# college food



## 20635 (Mar 28, 2007)

does anyone know what college food is like? im kind of worried cause im required to get a mealplan but ive heard food is not so healthy there..what kind of food do they serve at your college?


----------



## Wingless Cherub (Jul 22, 2007)

I have eaten at about 5-6 different colleges in a few different states and so far they have all been more or less the same.Eating at the college is just like eating at a resteraunt- yeah, they serve some unhealthy stuff but they also have healthy choices. The main thing is that you need to be able to be able to make smart eating decisions. I don't know about your college, but mine has a dieticain (spelling is so wrong- sorry) that anyone can see for free to get help on what you should or shouldn't eat. Or you could always look on the internet- there is a wealth of stuff on there, including cookbooks that combine common ingrediants that are usually served at colleges that you can take to your dorm room and combine with a few things to make some really yummy meals.
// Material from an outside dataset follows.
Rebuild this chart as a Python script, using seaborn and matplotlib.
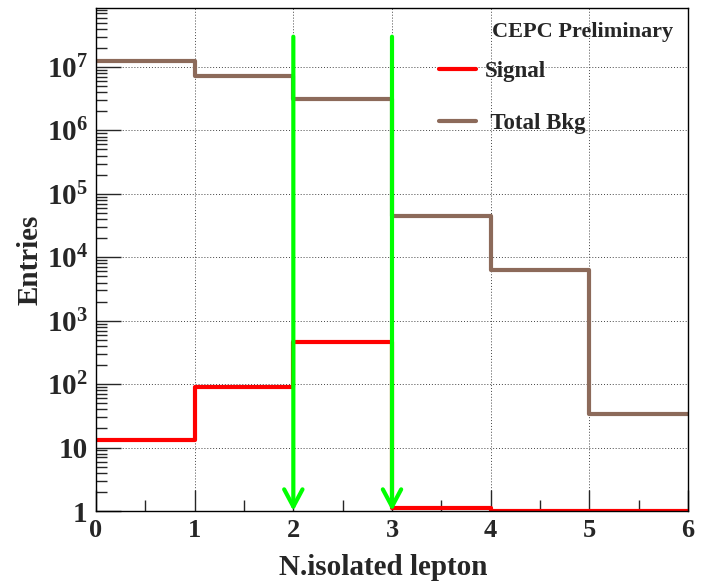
import numpy as np
import pandas as pd
import matplotlib
matplotlib.use("Agg")
import matplotlib.pyplot as plt
import seaborn as sns
from matplotlib.lines import Line2D
from matplotlib.ticker import FixedLocator, FuncFormatter, NullFormatter

# ---- data ----
bin_edges = [0, 1, 2, 3, 4, 5, 6]
signal = [13, 89, 456, 1.1, 1.0, 1.0]
total_bkg = [1.23e7, 7.2e6, 3.1e6, 4.4e4, 6.2e3, 34]
cut_positions = [2, 3]
arrow_top = 3e7
series_names = ["Signal", " Total Bkg"]
x_label = "N.isolated lepton"
y_label = "Entries"
tag_text = "CEPC Preliminary"
y_decades = [0, 1, 2, 3, 4, 5, 6, 7]

sig_color = "#ff0000"
bkg_color = "#8c6a5a"
cut_color = "#00ff00"

sns.set_style("ticks")
plt.rcParams["font.family"] = ["Liberation Serif", "DejaVu Serif"]
plt.rcParams["font.weight"] = "bold"
plt.rcParams["mathtext.fontset"] = "custom"
plt.rcParams["mathtext.rm"] = "Liberation Serif:bold"
plt.rcParams["mathtext.bf"] = "Liberation Serif:bold"
plt.rcParams["mathtext.it"] = "Liberation Serif:bold"

fig = plt.figure(figsize=(7.02, 5.84), dpi=100)
ax = fig.add_axes([96/702, 1-511/584, (688-96)/702, (511-8)/584])

centers = [(bin_edges[i] + bin_edges[i+1]) / 2 for i in range(len(bin_edges)-1)]
df = pd.DataFrame({"x": centers, "sig": signal, "bkg": total_bkg})

sns.histplot(data=df, x="x", weights="bkg", bins=bin_edges, element="step",
             fill=False, color=bkg_color, linewidth=3, ax=ax)
sns.histplot(data=df, x="x", weights="sig", bins=bin_edges, element="step",
             fill=False, color=sig_color, linewidth=3, ax=ax)

ax.set_yscale("log")
ax.set_xlim(0, 6)
ax.set_ylim(1, 8.5e7)

for xc in cut_positions:
    ax.annotate("", xy=(xc, 1), xytext=(xc, arrow_top),
                arrowprops=dict(arrowstyle="->,head_length=0.62,head_width=0.33",
                                color=cut_color, lw=3, shrinkA=0, shrinkB=0,
                                mutation_scale=20), zorder=5)

ax.xaxis.set_major_locator(FixedLocator(bin_edges))
ax.xaxis.set_minor_locator(FixedLocator([0.5, 1.5, 2.5, 3.5, 4.5, 5.5]))
major_y = [10.0 ** d for d in y_decades]
minor_y = [m * 10.0 ** d for d in y_decades for m in range(2, 10) if m * 10.0 ** d < 8.5e7]
ax.yaxis.set_major_locator(FixedLocator(major_y))
ax.yaxis.set_minor_locator(FixedLocator(minor_y))
ax.yaxis.set_minor_formatter(NullFormatter())

def yfmt(v, pos):
    n = int(round(np.log10(v)))
    if n == 0:
        return "1"
    if n == 1:
        return "10"
    return r"$\mathbf{10^{%d}}$" % n
ax.yaxis.set_major_formatter(FuncFormatter(yfmt))

ax.tick_params(axis="x", which="major", direction="in", length=15, width=1,
               labelsize=19, pad=6, top=False)
ax.tick_params(axis="y", which="major", direction="in", length=18, width=1,
               labelsize=21, pad=6, right=False)
ax.tick_params(axis="both", which="minor", direction="in", length=8, width=1,
               top=False, right=False)
for lab in ax.get_xticklabels() + ax.get_yticklabels():
    lab.set_fontweight("bold")

ax.grid(which="major", linestyle=(0, (1, 2)), color="#444444", linewidth=0.7)
ax.set_axisbelow(True)
for s in ax.spines.values():
    s.set_linewidth(1)
    s.set_color("black")
    s.set_visible(True)

ax.set_xlabel(x_label, fontsize=21, fontweight="bold", labelpad=8)
ax.xaxis.set_label_coords(0.486, -0.085)
ax.set_ylabel(y_label, fontsize=21, fontweight="bold", labelpad=2)

ax.text(0.822, 0.973, tag_text, transform=ax.transAxes, ha="center", va="top",
        fontsize=16, fontweight="bold")

handles = [Line2D([], [], color=sig_color, lw=3),
           Line2D([], [], color=bkg_color, lw=3)]
leg = ax.legend(handles, series_names, loc="upper left",
                bbox_to_anchor=(0.560, 0.917), frameon=False,
                prop={"size": 16.5, "weight": "bold"}, handlelength=1.6,
                handletextpad=0.4, labelspacing=1.35, borderpad=0)

fig.savefig("out.png", dpi=100)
If I remembered the titles I would give them to you- but these things are out there, all you have to do is look.Good luck!


----------



## MyOwnSavior (Dec 21, 2006)

Well, I went to a college that at one point was voted as having the worst food of any college in the country, so my answer won't exactly be inspiring...Nevertheless, there were several areas to eat on campus; and some had food that wasn't quite so bad.In any event, as was stated before, it is rather like eating in a restaurant. I mean, in the main cafeteria at my school, there were a bunch of different "stands" where different types of food could be obtained. For example, there'd be like a Chinese stand, Italian stand, Mexican... and so on. You could also order things like Quesadillas (hope I spelled that right), Grilled Chicken sandwiches, and all that. Unfortunately there weren't many vegetarian alternatives; basically, it was the salad bar or nothing for those people. Breakfasts are harder, especially for those of us with IBS (which, obviously, is probably everyone reading this). I remember the only real choices I had were like, different types of cereal. Maybe some eggs, bacon, or pancakes were also available from time to time.... and finally you could order custom stuff like maybe an egg omelet or something. So, I guess in relation to your more general question, you _can _eat healthily at college, you just have to be really selective.


----------